When Sakura and Kotatsu stepped through the ropes at Korakuen Hall on Sunday, nobody in that building bought them as a legitimate threat. Not for a single, fleeting second.
The 1996 Chicago Bulls Problem
This booking philosophy reminds me of the darkest days of Monday Night Raw in the early 2000s. Remember when WWE used to take whoever was holding the Cruiserweight Championship and feed them to Kane in a three-minute squash match?
It was a cheap, easy pop for the monster. But it completely destroyed the credibility of the entire cruiserweight division in the process.
That is exactly what Stardom is doing with the New Blood titles right now. You are essentially telling your audience that your junior champions are barely speed bumps for the real main eventers.
It is the equivalent of the 1996 Chicago Bulls deciding to play a high school junior varsity basketball team just to remind everyone they own the gym. It is a flex, but it is a completely unnecessary flex that damages the long-term future of the product.
The Inevitable Conclusion
The match played out exactly how you would expect a mugging in an alleyway to play out. Sakura bumped like an absolute maniac. She threw herself around the ring trying to make God's Eye look like unstoppable monsters.
Kotatsu showed some genuine fire. She got a few hope spots in that successfully popped the Tokyo crowd. She threw some stiff forearms and refused to back down.
But hope spots do not win professional wrestling matches. Syuri and Inaba just absorbed the frantic offense, smiled, and then started kicking people directly in the face.
The finish was as definitive as a heart attack. Syuri didn't even have to dig deep into her offensive playbook or break a serious sweat.
She caught Kotatsu, hit the Ryuen with zero hesitation, hooked the leg, and got the three count. It was over. A clean, brutal, unquestionable pinfall.
The crowd applauded politely because they respect the physical work rate of everyone involved. But visually, it was an absolute disaster for the New Blood brand.
Three unwritten rules Stardom broke on Sunday
- Never feed an active champion to another champion in a non-title tag match unless a major, long-term angle is starting.
- If a rookie absolutely has to lose to a veteran, make the veteran cheat or struggle, not dominate from the opening bell.
- Do not book a definitive, clean finishing move on a junior champion in front of a smart Korakuen crowd.
Where Do They Go From Here?
Stardom is heading into a massive, highly anticipated summer schedule. We are rapidly moving toward the biggest premium events of the calendar year.
They need every single member of that roster to look like a credible, dangerous threat. They need depth. They need fans to believe that upsets are possible on any given night.
Instead, they are running the same tired 'veterans eat the young lions' trope that has plagued Japanese professional wrestling for four straight decades.
At some point, the rookies actually have to win matches. If they never win the big matches, the fans will eventually stop caring when they lose.
If Stardom wants the New Blood project to survive the summer of 2026, they have to pivot their creative direction immediately.
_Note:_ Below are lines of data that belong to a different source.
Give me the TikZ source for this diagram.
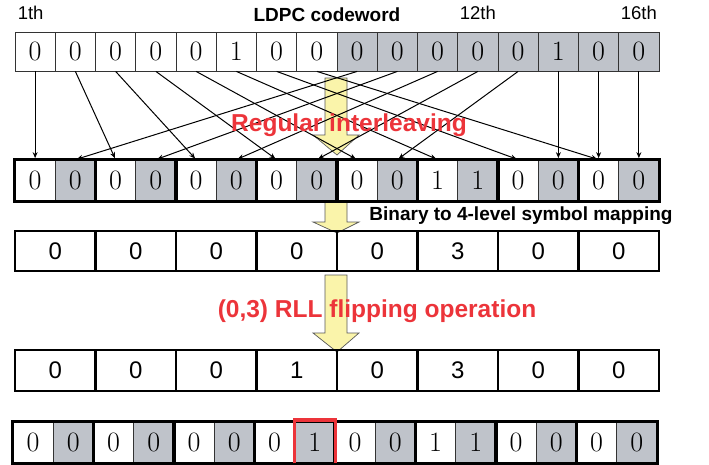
\documentclass[tikz,border=0pt]{standalone}
\usepackage{fontspec}
\setsansfont{Liberation Sans}
\usepackage{xcolor}
\usetikzlibrary{
  arrows.meta,
  positioning}

\definecolor{cellgray}{RGB}{191,195,202}
\definecolor{fatyellow}{RGB}{250,244,170}
\definecolor{notered}{RGB}{236,52,58}

\tikzset{
  bitcell/.style={draw=black!80, line width=0.8pt, minimum width=40.25pt, minimum height=39pt,
    inner sep=0pt, font=\fontsize{28}{30}\selectfont},
  symcell/.style={draw=black, line width=2.6pt, minimum width=80.5pt, minimum height=40pt,
    inner sep=0pt, font=\sffamily\fontsize{24}{26}\selectfont},
  thickframe/.style={draw=black, line width=2.6pt},
  fatarrow/.style={draw=black!65, line width=0.7pt, fill=fatyellow},
  mapline/.style={line width=1pt, -{Stealth[length=6pt,width=5pt]}, shorten >=1.5pt},
  redlabel/.style={text=notered, font=\sffamily\bfseries\fontsize{24.5}{26}\selectfont},
  boldlabel/.style={font=\sffamily\bfseries\fontsize{19}{21}\selectfont, inner sep=0pt},
  ordlabel/.style={font=\sffamily\fontsize{18.5}{20}\selectfont, inner sep=0pt},
  redbox/.style={draw=notered, line width=3.5pt}
}

\begin{document}
\begin{tikzpicture}[x=1pt, y=-1pt]
\useasboundingbox (0,0) rectangle (709,464);

%yellow arrows
\draw[fatarrow] (325,78) -- (347,78) -- (347,135) -- (359,135) -- (337,155)
  -- (313,135) -- (325,135) -- cycle;
\draw[fatarrow] (325,199) -- (347,199) -- (347,222) -- (359,222) -- (337,233)
  -- (313,222) -- (325,222) -- cycle;
\draw[fatarrow] (325,275) -- (347,275) -- (347,333) -- (359,333) -- (337,352)
  -- (313,333) -- (325,333) -- cycle;

%codeword
\foreach \v [count=\i] in {0,0,0,0,0,1,0,0,0,0,0,0,0,1,0,0}
{
  \ifnum\i>8 \def\fc{cellgray}\else\def\fc{white}\fi
  \node[bitcell, fill=\fc] (t\i) at ({15+(\i-0.5)*40.25}, 51.5) {\v};
}

\node[ordlabel, above right=12pt and 3pt of t1.north west] (first) {1th};
\node[boldlabel, anchor=base] (title) at (327,21.7) {LDPC codeword};
\node[ordlabel, above=12pt of t12] (twelfth) {12th};
\node[ordlabel, above=12pt of t16] (last) {16th};

%interleaved bits
\foreach \v [count=\i] in {0,0,0,0,0,0,0,0,0,0,1,1,0,0,0,0}
{
  \ifodd\i \def\fc{white}\else\def\fc{cellgray}\fi
  \node[bitcell, minimum height=41pt, fill=\fc] (b\i) at ({15+(\i-0.5)*40.25}, 180.5) {\v};
}

\foreach \s/\d in {1/1, 2/3, 3/5, 4/7, 5/9, 6/11, 7/13, 8/15,
                   9/2, 10/4, 11/6, 12/8, 13/10, 14/14, 15/15, 16/16}
  \draw[mapline] (t\s.south) -- (b\d.north);

\foreach \k in {1,...,8}
{
  \pgfmathtruncatemacro\n{2*\k-1}
  \pgfmathtruncatemacro\m{2*\k}
  \draw[thickframe] (b\n.north west) rectangle (b\m.south east);
}

\node[redlabel] (interleave) at (349,125) {Regular interleaving};

%4-level symbols
\foreach \v [count=\i] in {0,0,0,0,0,3,0,0}
  \node[symcell] (s\i) at ({15+(\i-0.5)*80.5}, 251) {\v};

\node[boldlabel] (mapping) at (521,216) {Binary to 4-level symbol mapping};

%after flipping
\foreach \v [count=\i] in {0,0,0,1,0,3,0,0}
  \node[symcell, minimum height=41pt] (f\i) at ({15+(\i-0.5)*80.5}, 370.5) {\v};

\node[redlabel] (flipping) at (377,311) {(0,3) RLL flipping operation};

%flipped bits
\foreach \v [count=\i] in {0,0,0,0,0,0,0,1,0,0,1,1,0,0,0,0}
{
  \ifodd\i \def\fc{white}\else\def\fc{cellgray}\fi
  \node[bitcell, minimum height=41pt, fill=\fc] (r\i) at ({13+(\i-0.5)*40.25}, 442.5) {\v};
}

\foreach \k in {1,...,8}
{
  \pgfmathtruncatemacro\n{2*\k-1}
  \pgfmathtruncatemacro\m{2*\k}
  \draw[thickframe] (r\n.north west) rectangle (r\m.south east);
}

\draw[redbox] (r8.south west) -- ([yshift=1.5pt]r8.north west) -- ([yshift=1.5pt]r8.north east) -- (r8.south east);

\end{tikzpicture}
\end{document}
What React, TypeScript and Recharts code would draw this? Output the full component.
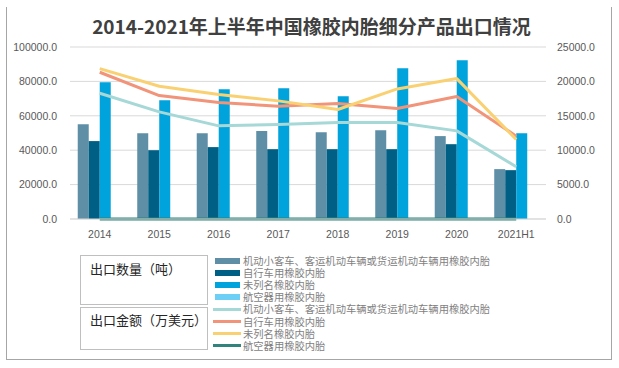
import { ComposedChart, Bar, Line, XAxis, YAxis, CartesianGrid } from "recharts";

const YEARS = ["2014", "2015", "2016", "2017", "2018", "2019", "2020", "2021H1"];

// 出口数量（吨）
const QTY_CAR = [55100, 49900, 49900, 51100, 50500, 51600, 48200, 29000];
const QTY_BIKE = [45300, 40000, 41800, 40600, 40600, 40600, 43500, 28400];
const QTY_OTHER = [79500, 69100, 75400, 76000, 71400, 87600, 92300, 49900];
const QTY_AIR = [30, 25, 40, 20, 35, 15, 30, 10];

// 出口金额（万美元）
const AMT_CAR = [18280, 15570, 13540, 13730, 14020, 14020, 12810, 7590];
const AMT_BIKE = [21330, 17940, 16930, 16390, 16780, 16050, 17800, 12040];
const AMT_OTHER = [21860, 19290, 18090, 17170, 15910, 18910, 20410, 11560];
const AMT_AIR = [12, 10, 15, 9, 11, 8, 14, 6];

const LEFT_TICKS = [0, 20000, 40000, 60000, 80000, 100000];
const RIGHT_TICKS = [0, 5000, 10000, 15000, 20000, 25000];

const SERIES_NAMES = [
  "机动小客车、客运机动车辆或货运机动车辆用橡胶内胎",
  "自行车用橡胶内胎",
  "未列名橡胶内胎",
  "航空器用橡胶内胎",
];

const BAR_COLORS = ["#5e8fa7", "#005f84", "#00a3db", "#6dcff6"];
const LINE_COLORS = ["#a5d8d6", "#f19479", "#f9d173", "#31837d"];

const data = YEARS.map((year, i) => ({
  year,
  qCar: QTY_CAR[i],
  qBike: QTY_BIKE[i],
  qOther: QTY_OTHER[i],
  qAir: QTY_AIR[i],
  aCar: AMT_CAR[i],
  aBike: AMT_BIKE[i],
  aOther: AMT_OTHER[i],
  aAir: AMT_AIR[i],
}));

const tickStyle = { fontSize: 10.5, fill: "#595959", fontFamily: "Liberation Sans, Arial, sans-serif" };
const fmt = (v: number) => v.toFixed(1);

export default function App() {
  const rowY = (i: number) => 261 + i * 12.1;

  return (
    <div
      style={{
        position: "absolute",
        left: 0,
        top: 0,
        width: 619,
        height: 368,
        background: "#fff",
        fontFamily: "'Noto Sans CJK SC', sans-serif",
      }}
    >
      <div
        style={{
          position: "absolute",
          left: 6,
          top: 7,
          width: 604,
          height: 352,
          borderLeft: "1.5px solid #a6a6a6",
          borderRight: "1.5px solid #a6a6a6",
          borderBottom: "1.5px solid #a6a6a6",
        }}
      />
      <div
        style={{
          position: "absolute",
          left: 0,
          top: 14,
          width: 623,
          textAlign: "center",
          fontSize: 19,
          fontWeight: 700,
          color: "#404040",
          lineHeight: "24px",
          whiteSpace: "nowrap",
        }}
      >
        2014-2021年上半年中国橡胶内胎细分产品出口情况
      </div>

      <div style={{ position: "absolute", left: 0, top: 0 }}>
        <ComposedChart
          width={619}
          height={245}
          data={data}
          margin={{ top: 47, right: 0, left: 0, bottom: 6 }}
          barCategoryGap="13%"
          barGap={0}
        >
          <CartesianGrid yAxisId="left" vertical={false} stroke="#d9d9d9" />
          <XAxis
            dataKey="year"
            height={20}
            axisLine={{ stroke: "#d9d9d9" }}
            tickLine={false}
            tickSize={0}
            tickMargin={12}
            tick={tickStyle}
            interval={0}
          />
          <YAxis
            yAxisId="left"
            width={70}
            domain={[0, 100000]}
            ticks={LEFT_TICKS}
            tickFormatter={fmt}
            axisLine={false}
            tickLine={false}
            tickSize={0}
            tickMargin={13}
            tick={tickStyle}
          />
          <YAxis
            yAxisId="right"
            orientation="right"
            width={73}
            domain={[0, 25000]}
            ticks={RIGHT_TICKS}
            tickFormatter={fmt}
            axisLine={false}
            tickLine={false}
            tickSize={0}
            tickMargin={11}
            tick={{ ...tickStyle, textAnchor: "start" }}
          />
          <Bar yAxisId="left" dataKey="qCar" fill={BAR_COLORS[0]} isAnimationActive={false} />
          <Bar yAxisId="left" dataKey="qBike" fill={BAR_COLORS[1]} isAnimationActive={false} />
          <Bar yAxisId="left" dataKey="qOther" fill={BAR_COLORS[2]} isAnimationActive={false} />
          <Bar yAxisId="left" dataKey="qAir" fill={BAR_COLORS[3]} isAnimationActive={false} />
          <Line yAxisId="right" type="linear" dataKey="aCar" stroke={LINE_COLORS[0]} strokeWidth={3} strokeLinejoin="round" dot={false} isAnimationActive={false} />
          <Line yAxisId="right" type="linear" dataKey="aBike" stroke={LINE_COLORS[1]} strokeWidth={3} strokeLinejoin="round" dot={false} isAnimationActive={false} />
          <Line yAxisId="right" type="linear" dataKey="aOther" stroke={LINE_COLORS[2]} strokeWidth={3} strokeLinejoin="round" dot={false} isAnimationActive={false} />
          <Line yAxisId="right" type="linear" dataKey="aAir" stroke={LINE_COLORS[3]} strokeWidth={3} strokeLinejoin="round" dot={false} isAnimationActive={false} />
        </ComposedChart>
      </div>

      {/* group boxes */}
      <div style={{ position: "absolute", left: 80, top: 255, width: 128, height: 50, border: "1px solid #bfbfbf", boxSizing: "border-box" }} />
      <div style={{ position: "absolute", left: 80, top: 307, width: 128, height: 43, border: "1px solid #bfbfbf", boxSizing: "border-box" }} />
      <div style={{ position: "absolute", left: 90, top: 261, fontSize: 13, color: "#262626", lineHeight: "16px" }}>出口数量（吨）</div>
      <div style={{ position: "absolute", left: 90, top: 312, fontSize: 13, color: "#262626", lineHeight: "16px" }}>出口金额（万美元）</div>

      {SERIES_NAMES.map((name, i) => (
        <div key={"b" + i}>
          <div style={{ position: "absolute", left: 215, top: rowY(i) - 3, width: 25, height: 6, background: BAR_COLORS[i] }} />
          <div style={{ position: "absolute", left: 243, top: rowY(i) - 6, fontSize: 10.3, lineHeight: "12px", color: "#7f7f7f", whiteSpace: "nowrap" }}>{name}</div>
        </div>
      ))}
      {SERIES_NAMES.map((name, i) => (
        <div key={"l" + i}>
          <div style={{ position: "absolute", left: 213, top: rowY(i + 4) - 1.5, width: 28, height: 3, background: LINE_COLORS[i] }} />
          <div style={{ position: "absolute", left: 243, top: rowY(i + 4) - 6, fontSize: 10.3, lineHeight: "12px", color: "#7f7f7f", whiteSpace: "nowrap" }}>{name}</div>
        </div>
      ))}
    </div>
  );
}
Sakura needs to go on an absolute tear. She needs to string together some vicious, definitive wins over credible opponents on the upcoming tour dates.
You have to wash the lingering stink of this Korakuen Hall squash match off her as quickly as physically possible.
Otherwise, the fans will mentally relegate her to the 'jobber to the stars' category. And once a wrestler falls into that specific bucket, they rarely ever manage to climb back out.
As for God's Eye? They did exactly what they were paid to do. They showed up, clocked in, committed a double homicide on the canvas, and probably went out for barbecue afterward.
Syuri firmly remains the most dangerous woman breathing oxygen in Tokyo. That fact is not up for debate.
But the creative team behind the curtain desperately needs to figure out how to build new stars without instantly sacrificing the ones they just finished creating.